“I hate ads, who likes to see ads?”
Recently my mother came to visit me in Taipei. On the drive from the airport we talked about my startup, Bubbleye, and how we predict a user’s interests in mobile ads. Her response: “I hate ads, who wants to see ads?”
She’s right, no one wants to see intrusive popup ads. People hate advertising, especially digital. It is seen as both annoyingly intrusive and ethically unacceptable in its casual invasion of privacy. Yet despite all this advertisements are human inventions, labors of love and ingenuity.
“Doublethink means the power of holding two contradictory beliefs in one’s mind simultaneously, and accepting both of them.”
George Orwell, 1984
For those of us working in the advertising we both despise advertising, yet enjoy our jobs. As creators of the ad world this doublethink is our reality. We love ads, we hate ads. I love my job, yet I also encourage my friends to use ad blockers to improve their browsing experience. In Orwell’s 1984, doublethink is a propaganda tool used to edit understanding of truth, yet I see it also as a sophisticated way of understanding the world. To accept two opposing views is to have both knowledge and faith in the forces of the industry to naturally stabilize between the two. Similar to faith that supply and demand’s equilibrium is a place we want to be, I trust that the ad industry will maximize both ad supported free content and enjoyable browsing experiences.
So, lets break down these two sides of love and hate for the ad industry and see what we think the future might hold.
Did you know that ‘apology’ used to mean not an admission of guilt but a defense of one’s position? Plato’s Apology is a retelling of Socrates’s self defense at his trial. As a way of tying together the love and hate of the ad world, I would like to deliver both the modern apology and older definition of an apology for advertising.
I Hate Ads: An Apology for Advertising
The picture below is a screen cap of the highly personalized invasive advertising of the future as portrayed in 2002’s Minority Report.
Ads which cause unsolicited intrusions into your life which produce negative experiences is the cardinal sin of the advertising industry. Louis D. Lo Praeste recently articulated this “ethical conundrum” of the ad world’s ability to inject advertising into every opportunity in the digital experience but only with the hope of a positive user experience and the reality of mostly negative experiences.
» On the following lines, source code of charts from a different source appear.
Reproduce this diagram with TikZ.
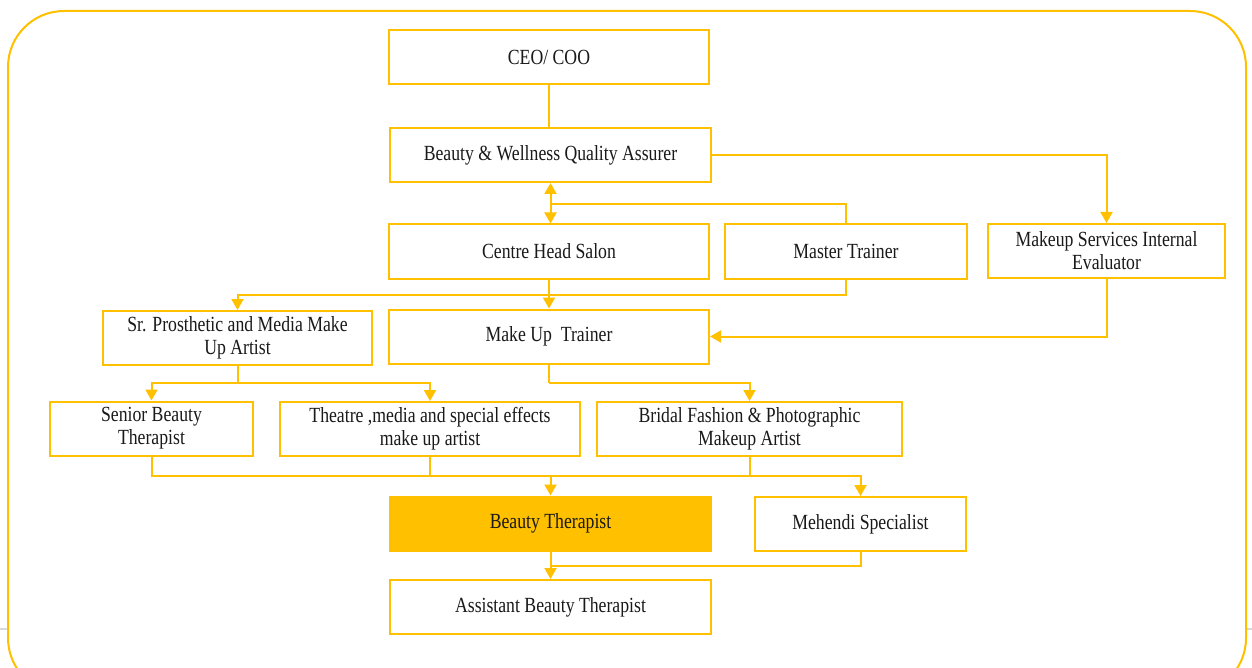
\documentclass[tikz,border=0pt]{standalone}
\usepackage{fontspec}
\setmainfont{Liberation Serif}[FakeStretch=0.82]
\usetikzlibrary{arrows.meta}
\definecolor{gold}{HTML}{FFC000}

\begin{document}
\begin{tikzpicture}[x=0.5pt, y=-0.5pt,
box/.style={draw=gold, line width=1pt, fill=white, minimum height=27pt,
inner sep=1pt, align=center, text=black!90,
font=\fontsize{10.8}{11.6}\selectfont},
link/.style={draw=gold, line width=1pt},
>={Triangle[width=6pt,length=5.5pt]}]
\useasboundingbox (0,0) rectangle (1252,668);
\clip (0,0) rectangle (1252,668);
\draw[black!15, line width=0.8pt] (0,629) -- (1252,629);
\draw[gold, line width=1pt, fill=white, rounded corners=28pt] (8,11) rectangle (1246,694);
% boxes
\node[box, minimum width=160pt] (ceo) at (549,57.5) {CEO/ COO};
\node[box, minimum width=160.5pt] (qa) at (550.5,155) {Beauty \& Wellness Quality Assurer};
\node[box, minimum width=160pt] (centre) at (549,251.5) {Centre Head Salon};
\node[box, minimum width=121pt] (master) at (846,251.5) {Master Trainer};
\node[box, minimum width=118.5pt] (eval) at (1106.5,251) {Makeup Services Internal\\Evaluator};
\node[box, minimum width=134.5pt] (prosth) at (237.5,338) {Sr. Prosthetic and Media Make\\Up Artist};
\node[box, minimum width=160pt] (trainer) at (549,336.5) {Make Up~~Trainer};
\node[box, minimum width=101.5pt] (senior) at (151.5,428.5) {Senior Beauty\\Therapist};
\node[box, minimum width=150pt] (theatre) at (430,429) {Theatre ,media and special effects\\make up artist};
\node[box, minimum width=152.5pt] (bridal) at (749.5,429) {Bridal Fashion \& Photographic\\Makeup Artist};
\node[box, minimum width=160.5pt, fill=gold] (bt) at (550.5,523.5) {Beauty Therapist};
\node[box, minimum width=105.5pt] (mehendi) at (860.5,524) {Mehendi Specialist};
\node[box, minimum width=160.5pt] (asst) at (550.5,607) {Assistant Beauty Therapist};
% joints
\coordinate (j1) at (550.5,204);
\coordinate (j2) at (549,295);
\coordinate (j3) at (237.5,383);
\coordinate (j4) at (549,383);
\coordinate (j5) at (550.5,476);
\coordinate (j6) at (550.5,566);
% links
\draw[link] (ceo.south) -- (ceo.south |- qa.north);
\draw[link,->] (qa.east) -| (eval.north);
\draw[link,<->] (qa.south) -- (qa.south |- centre.north);
\draw[link] (master.north) |- (j1);
\draw[link,->] (centre.south) -- (trainer.north);
\draw[link] (master.south) |- (j2);
\draw[link,->] (j2) -| (prosth.north);
\draw[link,->] (eval.south) |- (trainer.east);
\draw[link,->] (prosth.south) -- (j3) -| (senior.north);
\draw[link,->] (j3) -| (theatre.north);
\draw[link] (trainer.south) -- (j4);
\draw[link,->] (j4) -| (bridal.north);
\draw[link] (senior.south) |- (j5);
\draw[link] (theatre.south) -- (theatre.south |- j5);
\draw[link] (bridal.south) |- (j5);
\draw[link,->] (j5) -- (bt.north);
\draw[link,->] (j5) -| (mehendi.north);
\draw[link,->] (bt.south) -- (asst.north);
\draw[link] (mehendi.south) |- (j6);
\end{tikzpicture}
\end{document}
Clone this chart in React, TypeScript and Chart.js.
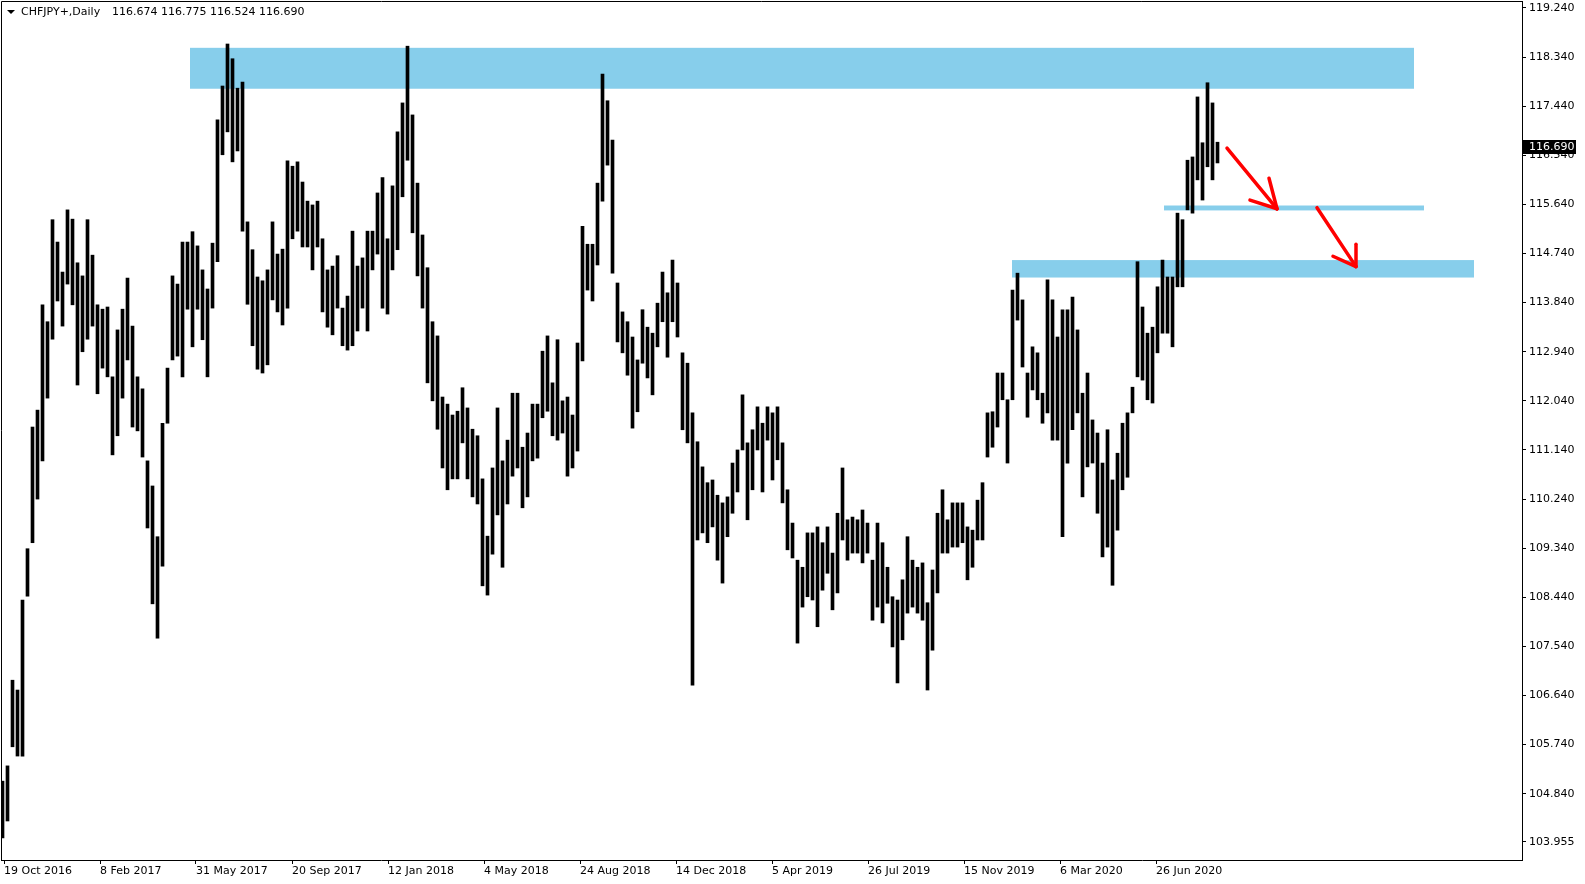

The second great sin of advertising is violation of privacy. Societies are still deciding where it is an isn’t appropriate for advertising to collect information, but this effort to understand big data behind advertising is obfuscated by the unseen world of data collection. In addition, it is difficult to decide where to draw the line about individual pieces of nearly meaningless data, which once collected and analyzed can show potentially sensitive information about an individual. Society still has difficulty fathoming what it means that corporations can know my name, friends, locations, habits, and interests.
I Love Ads: An Apology of Advertising
“The best minds of my generation are thinking about how to make people click ads. That sucks.”
–Jeff Hammerbacher, 2011
Hammerbacher’s infamous quote is where I would like to start my apology of advertising. That advertising generates wealth for small businesses and content creators is something that is well understood and currently being discussed across many digital mediums. Less popular are the ideas that advertising both spreads information and breeds innovation.
Seeing an ad spreads information. Given that information is of high value and true, this is an extremely positive thing. The information is being spread in a non natural way, funded by money. Marketing campaigns can help the smallest and biggest players accelerate their natural word of mouth growth. Thus more efficient advertisements are more efficiently accelerating economic growth. For example, Tesla’s ability to hype its products is not only accelerating their growth, but accelerating the mainstream acceptance of electric vehicles around the world. This of course can have runaway effects and has caused governments to regulate commercials targeted to children, or possibly addictive activities. Advertising’s power to spread of information is overall a positive effect as it is moderately regulated.
Advertising breeds innovation because that is where the money is ready to be spent. While that may seem materialistic, some ad product concepts are expensive and difficult to develop. Capital support is necessary for research and development, which will later spread to other sectors. For example, big data research has been at the forefront of adtech companies. These innovations benefit machine learning and data mining in other industries which are not directly related to advertising yet benefit from this boon of advances.
Conclusion: Accepting Evolution
The evolution of the advertising industry is not lockstep with the society’s understanding of the advertising industry. Advertising has evolved so fast that society is currently still grappling with the wider implications of these changes. It is important for both insiders and outsiders to understand the forces moving advertising, and weigh the benefits and costs. This evolution of the advertising industry can be influenced by those outside of it, as it is currently by the uptake in ad blocking technology. This is a positive force that should be accepted. At the same time ad industry insiders are evolving the industry to show less but more targeted advertising. Balanced together these forces push advertising, innovation and society to better places.